◆ DIRECTIVE: Take the lines of the data below from the very first through the line containing "plt.rcParams['font.family'] = ['Liberation" and output them exactly, pictures excluded.

+++ DATASET EXTRACT +++

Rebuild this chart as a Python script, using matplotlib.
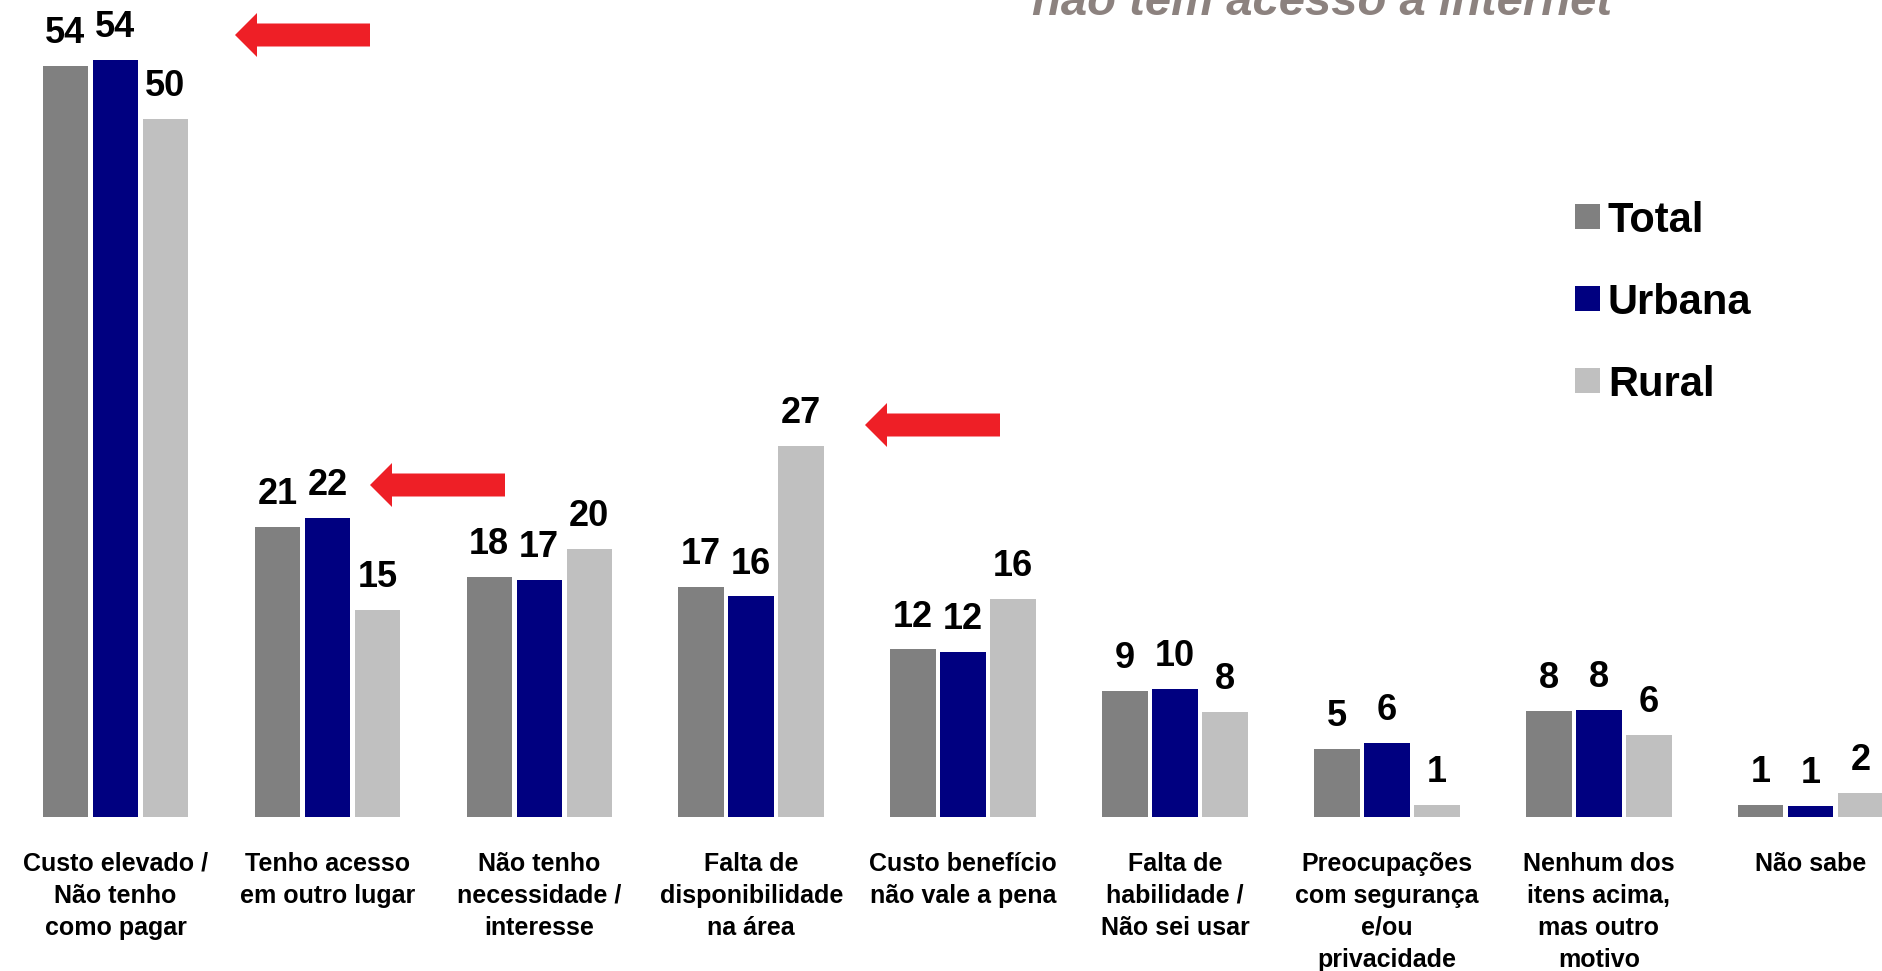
import matplotlib
matplotlib.use("Agg")
import matplotlib.pyplot as plt
from matplotlib.patches import Polygon, Rectangle
import numpy as np

plt.rcParams['font.family'] = ['Liberation Sans', 'DejaVu Sans']

categories = [
    "Custo elevado /\nNão tenho\ncomo pagar",
    "Tenho acesso\nem outro lugar",
    "Não tenho\nnecessidade /\ninteresse",
    "Falta de\ndisponibilidade\nna área",
    "Custo benefício\nnão vale a pena",
    "Falta de\nhabilidade /\nNão sei usar",
    "Preocupações\ncom segurança\ne/ou\nprivacidade",
    "Nenhum dos\nitens acima,\nmas outro\nmotivo",
    "Não sabe",
]
series_names = ["Total", "Urbana", "Rural"]
series_colors = ["#808080", "#000080", "#C0C0C0"]

# bar heights (as drawn) and printed labels
total_vals = [53.8, 20.8, 17.2, 16.5, 12.0, 9.0, 4.9, 7.6, 0.86]
urbana_vals = [54.2, 21.4, 17.0, 15.8, 11.8, 9.2, 5.3, 7.7, 0.79]
rural_vals = [50.0, 14.8, 19.2, 26.6, 15.6, 7.5, 0.86, 5.9, 1.7]
total_labels = [54, 21, 18, 17, 12, 9, 5, 8, 1]
urbana_labels = [54, 22, 17, 16, 12, 10, 6, 8, 1]
rural_labels = [50, 15, 20, 27, 16, 8, 1, 6, 2]

title_text = "não tem acesso à internet"

W, H = 1883, 971
fig = plt.figure(figsize=(W / 100, H / 100), dpi=100)
fig.patch.set_facecolor("white")

base_px = 817
px_per_unit = 13.96
ax = fig.add_axes([0, (H - base_px) / H, 1, base_px / H])
ax.set_facecolor("none")

x = np.arange(len(categories))
step = 0.236
width = 0.215
xmin = -115.5 / 211.9
ax.set_xlim(xmin, xmin + W / 211.9)
ax.set_ylim(0, base_px / px_per_unit)

all_vals = [total_vals, urbana_vals, rural_vals]
all_labels = [total_labels, urbana_labels, rural_labels]
for k, (vals, labs, col) in enumerate(zip(all_vals, all_labels, series_colors)):
    pos = x + (k - 1) * step
    ax.bar(pos, vals, width=width, color=col, edgecolor="none", clip_on=False)
    for xp, v, lab in zip(pos, vals, labs):
        ax.annotate(str(lab), (xp, v), xytext=(0, 16.5), textcoords="offset points",
                    ha="center", va="baseline", fontsize=26, fontweight="bold",
                    color="black", annotation_clip=False)

ax.set_xticks(x)
ax.set_xticklabels(categories, fontsize=18, fontweight="bold", linespacing=1.42)
ax.tick_params(axis="x", length=0, pad=25)
ax.set_yticks([])
for s in ax.spines.values():
    s.set_visible(False)

# legend (drawn manually)
leg_x = 1575
leg_tops = [204, 286, 368]
for name, col, top in zip(series_names, series_colors, leg_tops):
    fig.add_artist(Rectangle((leg_x / W, 1 - (top + 25) / H), 25 / W, 25 / H,
                             transform=fig.transFigure, facecolor=col, edgecolor="none"))
    fig.text(1608 / W, 1 - (top + 28) / H, name, fontsize=30, fontweight="bold",
             ha="left", va="baseline", color="black")

# red arrows
arrow_tips = [(235, 35), (370, 485), (865, 425)]
head_len, head_half, shaft_half, total_len = 22, 22, 11.5, 135
for tx, ty in arrow_tips:
    pts = [(tx, ty), (tx + head_len, ty - head_half), (tx + head_len, ty - shaft_half),
           (tx + total_len, ty - shaft_half), (tx + total_len, ty + shaft_half),
           (tx + head_len, ty + shaft_half), (tx + head_len, ty + head_half)]
    pts = [(px / W, 1 - py / H) for px, py in pts]
    fig.add_artist(Polygon(pts, closed=True, transform=fig.transFigure,
                           facecolor="#EE1F26", edgecolor="none"))

# partially visible title
fig.text(1032 / W, 1 - 15 / H, title_text, fontsize=34, fontweight="bold",
         fontstyle="italic", color="#8C827F", ha="left", va="baseline")

fig.savefig("out.png", dpi=100, facecolor="white")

+++

◆ CORRECT RESULT:
Rebuild this chart as a Python script, using matplotlib.
import matplotlib
matplotlib.use("Agg")
import matplotlib.pyplot as plt
from matplotlib.patches import Polygon, Rectangle
import numpy as np

plt.rcParams['font.family'] = ['Liberation Sans', 'DejaVu Sans']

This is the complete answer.